Revenue Ruling 59-60: The Valuation Bible
Revenue Ruling 59-60, issued by the Internal Revenue Service in 1959, remains the foundational document for business valuation in the United States. Despite being over six decades old, this ruling continues to guide appraisers, the IRS, and the courts in determining the fair market value of closely held business interests for tax purposes. Every professional business appraiser should be thoroughly familiar with its requirements, and every business owner involved in a tax-related valuation should understand what it says.
The Eight Factors
Revenue Ruling 59-60 identifies eight factors that appraisers should consider when valuing closely held stock. These are: (1) the nature and history of the business, (2) the general economic outlook and the condition and outlook of the specific industry, (3) the book value of the stock and the financial condition of the business, (4) the earning capacity of the company, (5) the dividend-paying capacity, (6) whether the enterprise has goodwill or other intangible value, (7) sales of the stock and the size of the block of stock to be valued, and (8) the market price of stocks of corporations engaged in the same or similar line of business. While not every factor is equally relevant in every situation, a thorough valuation should address each one.
Fair Market Value Defined
The ruling defines fair market value as \”the price at which the property would change hands between a willing buyer and a willing seller when the former is not under any compulsion to buy and the latter is not under any compulsion to sell, both parties having reasonable knowledge of relevant facts.\” This definition appears throughout tax law, estate planning, and court proceedings. It establishes a hypothetical transaction between informed, unrelated parties acting in their own self-interest — not the price that a specific buyer might pay or a specific seller might accept.
Why It Still Matters
Revenue Ruling 59-60 was written before modern valuation theory and methodologies were fully developed, yet its framework has proven remarkably durable. The eight factors map naturally to the three valuation approaches used today: the income approach (earning capacity, dividend-paying capacity), the market approach (comparable company analysis), and the asset approach (book value, financial condition). The IRS continues to cite this ruling in audit challenges, and courts regularly reference it when evaluating the credibility of expert valuation testimony.

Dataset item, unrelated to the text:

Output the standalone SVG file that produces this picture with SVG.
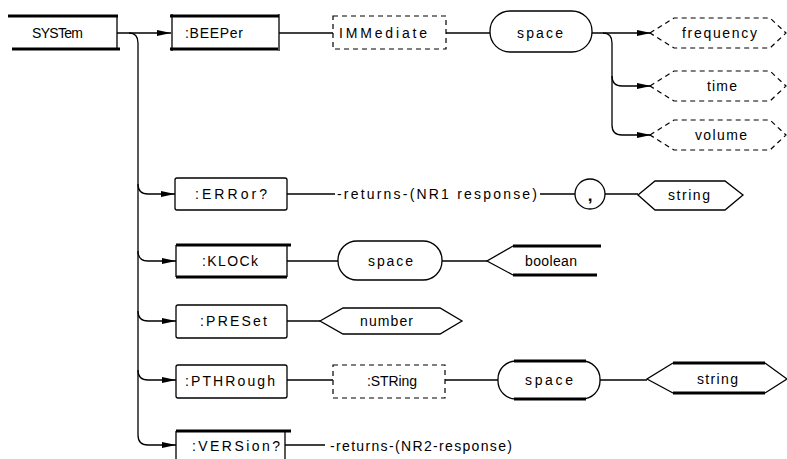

Application in Gift and Estate Tax
For gift and estate tax valuations, compliance with Revenue Ruling 59-60 is essentially mandatory. A valuation that fails to address the eight factors may be deemed inadequate by the IRS, potentially resulting in penalties, increased tax liability, or both. The ruling also emphasizes that valuation is not an exact science and that sound judgment is essential. Mechanical application of formulas without consideration of all relevant factors is specifically cautioned against. This is why experienced, credentialed appraisers who exercise professional judgment within the framework of the ruling are essential for tax-related valuations.